Bundesgerichtshof beendet virtuelle Kleinstaaterei

Bekommt der Glücksspielstaatsvertrag eine Öffnungsklausel für private Sportwettenanbieter?

Karlsruhe/Düsseldorf - In einem Eilverfahren hat der Bundesgerichtshof http://www.bundesgerichtshof.de den staatlichen Lottogesellschaften mehr Wettbewerb auferlegt. Laut Beschluss des Kartellsenates ist die Aufteilung des Marktes unter den Lottogesellschaften der Bundesländer wettbewerbswidrig. „Danach ist eine seit Jahrzehnten geltende Regelung, wonach die Lottogesellschaften ihr Angebot nur innerhalb der eigenen Landesgrenzen vertreiben dürfen, mit deutschem und europäischem Kartellrecht nicht vereinbar“, berichtet das Handelsblatt http://www.handelsblatt.de. „Nach den Worten des Karlsruher Gerichts handelt es sich bei den Lottogesellschaften um ‚Unternehmen’, die dem Kartellrecht unterliegen.“ Durch den bestehenden so genannten Blockvertrag würden die Lotteriegesellschaften in ihrer Tätigkeit auf die Grenzen der jeweiligen Bundesländer beschränkt. „Eine Lockerung dieser Gebietsbeschränkung gefährde nicht die Aufgabe der staatlich kontrollierten Lottogesellschaften, das Glücksspiel in geordnete Bahnen zu lenken. Denn auch bei Angeboten in anderen Ländern gelten laut BGH für die staatlichen Lottoanbieter die Werbebeschränkungen, die das Bundesverfassungsgericht vergangenes Jahr in seinem Urteil zum staatlichen Monopol auf Oddset-Sportwetten formuliert hatte“, so die Zeitung. Lottogesellschaft haben demnach grundsätzlich die Möglichkeit, ihre Spiele online auch in anderen Bundesländern anzubieten.

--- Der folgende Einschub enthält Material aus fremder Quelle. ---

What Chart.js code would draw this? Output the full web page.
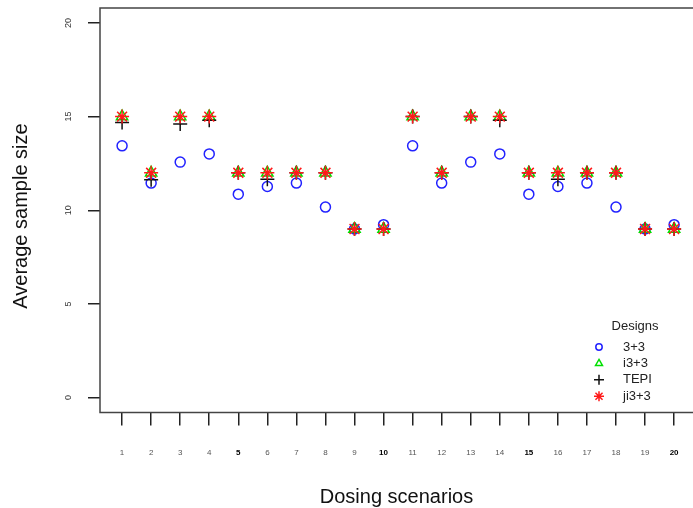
<!DOCTYPE html>
<html>
<head>
<meta charset="utf-8">
<script src="https://cdn.jsdelivr.net/npm/chart.js@4.4.1/dist/chart.umd.min.js"></script>
<style>
  html, body { margin: 0; padding: 0; background: #fff; }
  canvas { display: block; }
</style>
</head>
<body>
<canvas id="myChart" width="693" height="508"></canvas>
<script>
// values
const scenarios = [1, 2, 3, 4, 5, 6, 7, 8, 9, 10, 11, 12, 13, 14, 15, 16, 17, 18, 19, 20];
const yTicks = [0, 5, 10, 15, 20];
const designs = ['3+3', 'i3+3', 'TEPI', 'ji3+3'];

const size33   = [13.44, 11.45, 12.57, 13.01, 10.86, 11.27, 11.45, 10.17, 9.0, 9.23,
                  13.44, 11.45, 12.57, 13.01, 10.86, 11.27, 11.45, 10.17, 9.0, 9.23];
const sizeI33  = [15, 12, 15, 15, 12, 12, 12, 12, 9, 9,
                  15, 12, 15, 15, 12, 12, 12, 12, 9, 9];
const sizeTEPI = [14.68, 11.63, 14.6, 14.8, 12, 11.66, 12, 12, 9, 9,
                  15, 12, 15, 14.8, 12, 11.66, 12, 12, 9, 9];
const sizeJI33 = [15, 12, 15, 15, 12, 12, 12, 12, 9, 9,
                  15, 12, 15, 15, 12, 12, 12, 12, 9, 9];

const FONT = "'Liberation Sans', Arial, Helvetica, sans-serif";

const styles = [
  { color: '#2222ff', pointStyle: 'circle',   radius: 5,   legendRadius: 3.2 },
  { color: '#00e000', pointStyle: 'triangle', radius: 6.5, legendRadius: 4 },
  { color: '#111111', pointStyle: 'cross',    radius: 7,   legendRadius: 5 },
  { color: '#ff1a1a', pointStyle: 'star',     radius: 7,   legendRadius: 5 }
];

const series = [size33, sizeI33, sizeTEPI, sizeJI33];

const datasets = series.map((vals, i) => ({
  label: designs[i],
  data: scenarios.map((s, j) => ({ x: s, y: vals[j] })),
  showLine: false,
  pointStyle: styles[i].pointStyle,
  pointRadius: styles[i].radius,
  pointHoverRadius: styles[i].radius,
  borderColor: styles[i].color,
  backgroundColor: 'rgba(0,0,0,0)',
  pointBorderWidth: 1.5,
  order: 4 - i
}));

// box, rotated y labels, y title and legend drawn R-style
const rPlot = {
  id: 'rPlot',
  afterDraw: (chart) => {
    const ctx = chart.ctx;
    const a = chart.chartArea;
    const ys = chart.scales.y;
    ctx.save();
    ctx.strokeStyle = '#444';
    ctx.lineWidth = 1.5;
    ctx.strokeRect(a.left, a.top, a.right - a.left + 5, a.bottom - a.top);

    ctx.fillStyle = '#333';
    ctx.font = '9px ' + FONT;
    ctx.textAlign = 'center';
    ctx.textBaseline = 'middle';
    yTicks.forEach(v => {
      ctx.save();
      ctx.translate(68.5, ys.getPixelForValue(v));
      ctx.rotate(-Math.PI / 2);
      ctx.fillText(String(v), 0, 0);
      ctx.restore();
    });

    ctx.save();
    ctx.fillStyle = '#111';
    ctx.font = '20px ' + FONT;
    ctx.translate(21, 216);
    ctx.rotate(-Math.PI / 2);
    ctx.fillText('Average sample size', 0, 0);
    ctx.restore();

    // legend
    ctx.fillStyle = '#222';
    ctx.font = '13px ' + FONT;
    ctx.fillText('Designs', 635, 326);
    ctx.textAlign = 'left';
    designs.forEach((d, i) => {
      const y = 347 + i * 16.4;
      ctx.strokeStyle = styles[i].color;
      ctx.fillStyle = 'rgba(0,0,0,0)';
      ctx.lineWidth = 1.5;
      Chart.helpers.drawPoint(ctx, {
        pointStyle: styles[i].pointStyle,
        radius: styles[i].legendRadius,
        borderWidth: 1.5
      }, 599, y);
      ctx.fillStyle = '#222';
      ctx.fillText(d, 623, y);
    });
    ctx.restore();
  }
};

const ctx = document.getElementById('myChart').getContext('2d');
const myChart = new Chart(ctx, {
  type: 'scatter',
  data: { datasets: datasets },
  plugins: [rPlot],
  options: {
    responsive: false,
    animation: false,
    devicePixelRatio: 1,
    layout: { autoPadding: false, padding: { top: 8, right: 0, left: 0, bottom: 0 } },
    plugins: { legend: { display: false }, tooltip: { enabled: false } },
    scales: {
      x: {
        type: 'linear',
        position: 'bottom',
        min: 0.24,
        max: 20.65,
        afterBuildTicks: (s) => { s.ticks = scenarios.map(v => ({ value: v })); },
        afterFit: (s) => { s.height = 95.5; s.paddingLeft = 0; s.paddingRight = 0; },
        border: { display: false },
        grid: {
          drawOnChartArea: false,
          drawTicks: true,
          tickLength: 13,
          color: '#222',
          lineWidth: 1.5
        },
        ticks: {
          autoSkip: false,
          maxRotation: 0,
          padding: 22,
          color: (c) => (c.tick && c.tick.value % 5 === 0) ? '#000' : '#555',
          font: (c) => ({
            family: FONT,
            size: 8,
            weight: (c.tick && c.tick.value % 5 === 0) ? 'bold' : 'normal'
          })
        },
        title: {
          display: true,
          text: 'Dosing scenarios',
          color: '#111',
          font: { family: FONT, size: 20, lineHeight: 1 },
          padding: { top: 0, bottom: 0.5 }
        }
      },
      y: {
        type: 'linear',
        position: 'left',
        min: -0.8,
        max: 20.8,
        afterBuildTicks: (s) => { s.ticks = yTicks.map(v => ({ value: v })); },
        afterFit: (s) => { s.width = 100; s.paddingTop = 0; s.paddingBottom = 0; },
        border: { display: false },
        grid: {
          drawOnChartArea: false,
          drawTicks: true,
          tickLength: 12,
          color: '#222',
          lineWidth: 1.5
        },
        ticks: { display: false },
        title: { display: false }
      }
    }
  }
});
</script>
</body>
</html>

Nach einem Bericht der Frankfurter Allgemeinen Zeitung http://www.faz.net bewerten sowohl die staatlichen Anbieter wie die privaten Lottovermittler die Entscheidung des Kartellsenates als Bestätigung der eigenen Position. Rainer Jacken, Vorstandssprecher von Fluxx http://www.fluxx.de, sieht demnach der „Willkür der Ordnungsbehörden bei der Versagung von Erlaubnissen“ Einhalt geboten: „Setzen die Lottogesellschaften ihre bisherige Praxis fort, drohen ihnen Bußgelder von bis zu 1 Million Euro“, heißt es in der Pressemitteilung des Deutschen Lottoverbandes http://www.deutscherlottoverband.de. Die bisherigen Gebietskartelle verstoßen nach dessen Auffassung gegen deutsches und europäisches Kartellrecht, auch wenn der Lotto- und Toto-Block das Gegenteil behaupte. „Die je nach Interessenlage unterschiedlichen Interpretationen der Entscheidung ist ein weiterer Beleg für das undurchschaubare Dickicht der Lotterie- und Glücksspielgesetzgebung in Deutschland. Dabei schlüpfen die Bundesländer in eine unrühmliche Rolle, weil sie um die Einnahmen für die Landeskassen bangen“, kritisiert Helmut Sürtenich, Vorstand des Düsseldorfer Sportwettenanbieters Stratega-Ost http://www.stratega-ost.de gegenüber dem Online-Magazin NeueNachricht http://www.ne-na.de. Er begrüßt das Ende der virtuellen Kleinstaaterei: „Wenn ich als Mainzer bei Hessen-Lotto online spielen will, werde ich aufgrund meines Wohnsitzes in Rheinland-Pfalz abgewiesen. Und dann spaziere ich über den Rhein und mache meine Kreuzchen in der Annahmestelle in Wiesbaden. Da fragt keiner nach meinem Wohnsitz. Das war doch absurd“, so Sürtenich, dessen Unternehmen auch aufgrund der unkalkulierbaren deutschen Rechtslage verstärkt auf die Märkte in Osteuropa und Russland setzt. Allerdings scheint auch für den deutschen Markt ein Kompromiss in Sicht: Der Spiegel http://www.spiegel.de berichtet, dass die EU-Kommission das deutsche Glücksspielmonopol teilweise auch weiterhin akzeptieren würde, wenn „die Länder den Bereich der Sportwetten für private Anbieter aus der EU öffnen“. Dann werde Brüssel „in keiner Weise die Existenz und Fortsetzung der Länder-Monopole für Lotto/Toto oder andere Glücksspiele anfechten".